- Born: May 2000 (age 24) Minnesota, United States
- Education: University of Notre Dame
- Occupation: Student
- Known for: Founding Read Indeed
- Mother: Maura Keller
- Honours: Jefferson Award for Public Service, Prudential Spirit of Community Award, CNN Heroes Young Wonder

= Maria Keller =

Literacy nonprofit founder

Maria Keller (born May 2000) is an American woman who is the founder and executive director of Read Indeed, a nonprofit literacy organization that donates books to children who lack access to reading materials. Keller founded the charitable organization in 2009 to donate one million books to in-need children by the time she turned eighteen, a task she accomplished at age thirteen. By 2024, Read Indeed has donated nearly four million books to underprivileged youth in each U.S. State and seventeen countries. For her work with Read Indeed, Keller received the Jefferson Award for Public Service and the Prudential Spirit of Community Award, as well as recognition from CNN Heroes.

Keller is from Plymouth, Minnesota and attends a Catholic parish in Hamel, Minnesota. Keller attended the University of Notre Dame, where she is pursued an undergraduate degree in Medieval Studies and the Program of Liberal Studies. She attended public school throughout her childhood and is a graduate of Orono High School.
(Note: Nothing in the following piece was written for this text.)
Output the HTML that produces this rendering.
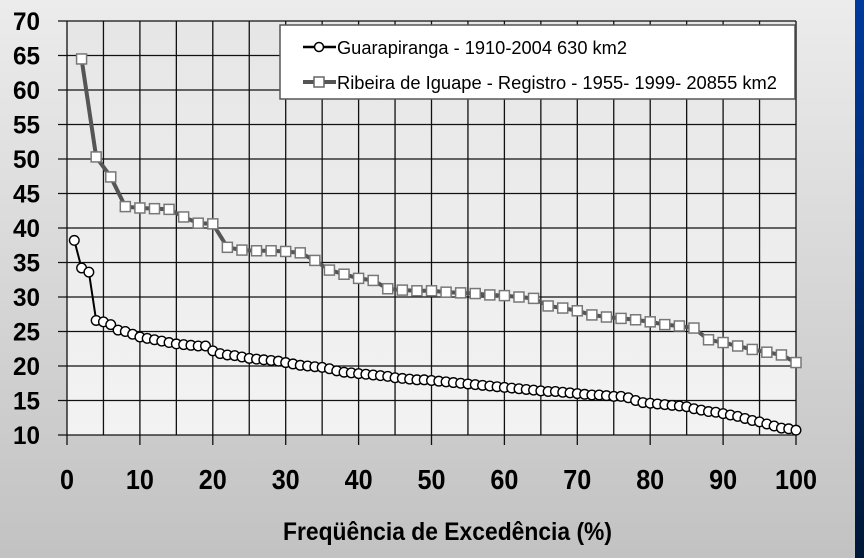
<!DOCTYPE html>
<html><head><meta charset="utf-8"><style>
html,body{margin:0;padding:0;width:864px;height:558px;overflow:hidden;font-family:"Liberation Sans",sans-serif}
</style></head><body>
<svg id="chart" width="864" height="558" viewBox="0 0 864 558" xmlns="http://www.w3.org/2000/svg">
<defs>
<linearGradient id="bg" x1="0" y1="0" x2="0" y2="1"><stop offset="0" stop-color="#ececec"/><stop offset="1" stop-color="#c2c2c2"/></linearGradient>
<linearGradient id="pbg" x1="0" y1="0" x2="0" y2="1"><stop offset="0" stop-color="#e6e6e6"/><stop offset="1" stop-color="#f3f3f3"/></linearGradient>
<linearGradient id="blue" x1="0" y1="0" x2="0" y2="1"><stop offset="0" stop-color="#003a9e"/><stop offset="1" stop-color="#001838"/></linearGradient>
</defs>
<rect x="0" y="0" width="864" height="558" fill="url(#bg)"/>
<rect x="855" y="0" width="9" height="558" fill="url(#blue)"/>
<rect x="67" y="21" width="729" height="414" fill="url(#pbg)"/>
<g id="grid"></g>
<g id="series"></g>
<g id="labels" font-weight="bold" fill="#000"></g>
<text x="283" y="540" font-size="25" font-weight="bold" textLength="329" lengthAdjust="spacingAndGlyphs">Freqüência de Excedência (%)</text>
<g>
<rect x="280" y="25" width="515" height="74" fill="#fff" stroke="#555" stroke-width="1.5"/>
<g>
<line x1="303" y1="47" x2="336" y2="47" stroke="#000" stroke-width="2.5"/>
<circle cx="319" cy="47" r="4.5" fill="#fff" stroke="#000" stroke-width="1.5"/>
<text x="337" y="54" font-size="18" textLength="290" lengthAdjust="spacingAndGlyphs">Guarapiranga - 1910-2004 630 km2</text>
</g>
<g>
<line x1="303" y1="82" x2="336" y2="82" stroke="#555" stroke-width="4"/>
<rect x="314" y="77" width="10" height="10" fill="#fff" stroke="#666" stroke-width="1.5"/>
<text x="337" y="89" font-size="18" textLength="440" lengthAdjust="spacingAndGlyphs">Ribeira de Iguape - Registro - 1955- 1999- 20855 km2</text>
</g>
</g>
</svg>
<script>
const xTicks=[0,10,20,30,40,50,60,70,80,90,100];
const yTicks=[10,15,20,25,30,35,40,45,50,55,60,65,70];
const guaraX=[];for(let i=1;i<=100;i++)guaraX.push(i);
const guaraY=[38.2,34.2,33.6,26.6,26.4,26,25.2,25,24.6,24.2,24,23.8,23.6,23.4,23.2,23.1,23,22.9,22.9,22.2,21.8,21.6,21.5,21.3,21.1,21,20.9,20.8,20.7,20.5,20.3,20.1,20,19.9,19.8,19.6,19.3,19.1,19,18.9,18.8,18.7,18.6,18.5,18.3,18.2,18.1,18,18,17.9,17.8,17.7,17.6,17.5,17.4,17.3,17.2,17.1,17,16.9,16.8,16.7,16.6,16.5,16.4,16.3,16.3,16.2,16.1,16,15.9,15.8,15.8,15.7,15.6,15.6,15.4,15,14.7,14.6,14.5,14.4,14.3,14.2,14.1,13.8,13.6,13.4,13.3,13.1,12.9,12.7,12.4,12.1,11.9,11.6,11.3,11,10.9,10.7];
const ribX=[];for(let i=2;i<=100;i+=2)ribX.push(i);
const ribY=[64.5,50.3,47.4,43.1,42.9,42.8,42.7,41.6,40.7,40.6,37.2,36.8,36.7,36.7,36.6,36.4,35.3,33.9,33.3,32.7,32.4,31.2,31,30.9,30.9,30.7,30.6,30.5,30.3,30.2,30,29.8,28.7,28.4,28,27.4,27.1,26.9,26.7,26.4,26,25.8,25.5,23.8,23.4,22.9,22.4,22,21.6,20.5];
const NS='http://www.w3.org/2000/svg';
const X0=67,X1=796,Y0=435,Y1=21;
function sx(v){return X0+(v-0)/100*(X1-X0);}
function sy(v){return Y0-(v-10)/60*(Y0-Y1);}
function mk(tag,attrs,parent){const e=document.createElementNS(NS,tag);for(const k in attrs)e.setAttribute(k,attrs[k]);parent.appendChild(e);return e;}
const grid=document.getElementById('grid'),ser=document.getElementById('series'),lab=document.getElementById('labels');
for(let v=0;v<=100;v+=5){const l=mk('line',{x1:sx(v),x2:sx(v),y1:Y1,y2:(v%10===0?Y0+10:Y0),stroke:'#111','stroke-width':1.3},grid);

}
yTicks.forEach(v=>{const l=mk('line',{x1:X0-9,x2:X1,y1:sy(v),y2:sy(v),stroke:'#111','stroke-width':1.3},grid);


const s=String(v);const w=13.5*s.length;
const t=mk('text',{x:40-w,y:sy(v)+9,'font-size':25,textLength:w,lengthAdjust:'spacingAndGlyphs'},lab);t.textContent=s;

});
xTicks.forEach(v=>{const s=String(v);const w=14*s.length;
const t=mk('text',{x:sx(v)-w/2,y:489,'font-size':28,textLength:w,lengthAdjust:'spacingAndGlyphs'},lab);t.textContent=s;

});
const rp=mk('polyline',{points:ribX.map((x,i)=>sx(x)+','+sy(ribY[i])).join(' '),fill:'none',stroke:'#555','stroke-width':4},ser);


ribX.forEach((x,i)=>{const r=mk('rect',{x:sx(x)-5,y:sy(ribY[i])-5,width:10,height:10,fill:'#fff',stroke:'#777','stroke-width':1.5},ser);

});
const gp=mk('polyline',{points:guaraX.map((x,i)=>sx(x)+','+sy(guaraY[i])).join(' '),fill:'none',stroke:'#000','stroke-width':2},ser);


guaraX.forEach((x,i)=>{const c=mk('circle',{cx:sx(x),cy:sy(guaraY[i]),r:4.8,fill:'#fff',stroke:'#000','stroke-width':1.4},ser);

});
</script>
</body></html>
== Early life and education ==
Keller was raised in Plymouth, Minnesota, and attended public schools in the Orono School District. She attended Orono High School, where she played lacrosse. She was named an AP Scholar in 2016.

=== College years ===
Keller enrolled at the University of Notre Dame in the summer of 2018. She is a major in the Program of Liberal Studies—a great books program—as well as Medieval Studies.

In the summer of 2021, Keller traveled to London and Oxford in order to conduct research on the relationship between themes present in Evelyn Waugh's Brideshead Revisited and the aesthetics of English Catholicism during the 1800s. The research forms the basis of her senior thesis.

== Philanthropy ==
=== Read Indeed ===
In 2009, when Keller was eight years old, she started to collect and distribute books to low-income children. She was inspired to do so after becoming deeply upset when told by her mother that not every child in the world had access to books. She first organized a single book drive which collected thousands of books for a Minneapolis children's shelter. After the book drive, the nine year-old Keller told her parents that she would collect and distribute one million books by the time she turned eighteen.

Shortly thereafter, Keller founded Read Indeed with the goal of collecting and distributing one million books to those in need by the time she became an adult. In the first year her organization, which was based in her family's garage, collected and donated 70,000 books to low-income children. The organization expanded with volunteers and a warehouse. By the time Keller was eleven, Read Indeed had collected 500,000 books. The nonprofit donated its millionth book in October 2013, when Keller was thirteen.

The 250 volunteer-strong nonprofit's reach has been international in scope, though 80% of books distributed by the nonprofit have been given to children in Minnesota. By 2014, the organization had distributed books to children in thirty U.S. states and thirteen countries. This reach of the charity's work expanded to 48 states by March 2016 and all fifty U.S. states and seventeen countries by 2019. As of 2019, Read Indeed had collected and distributed more than three million books to underprivileged youth.

Following her matriculation to the University of Notre Dame, Keller resigned as CEO of Read Indeed in order to allow her younger brother, Ryan, to serve in that role. As of 2024, Keller is now the executive director of Read Indeed.

== Awards and honors ==
In 2012, Keller won a 2012 Eleven Who Care award, a volunteer recognition award given to Minnesotans by KARE-TV.

In 2014, Keller was one of two students to receive a Jefferson Award for Public Service in 2014 in the category of Outstanding National or Global Service by a Young American 25 Years or Under. That same year, Keller was one of three children recognized as a CNN Heroes Young Wonder for her work; 2014 also saw Keller become the inaugural winner of the Brielle, New Jersey–based Charles Lafitte Foundation's "Junior Changemaker" award.

In September 2015, Keller was selected as an honoree for the Gloria Barron Prize for Young Heroes.

In 2016, Keller was recognized as a recipient of the Prudential Spirit of Community Award.

== Personal life ==
Keller is a Roman Catholic. She has an affinity for Memento Mori, describing it as a key part of her spiritual life. She is a member of Saint Anne's Parish in Hamel, Minnesota.

Keller's mother, Maura, is an editor and freelance writer. According to the Star Tribune, Keller's father works in the field of design.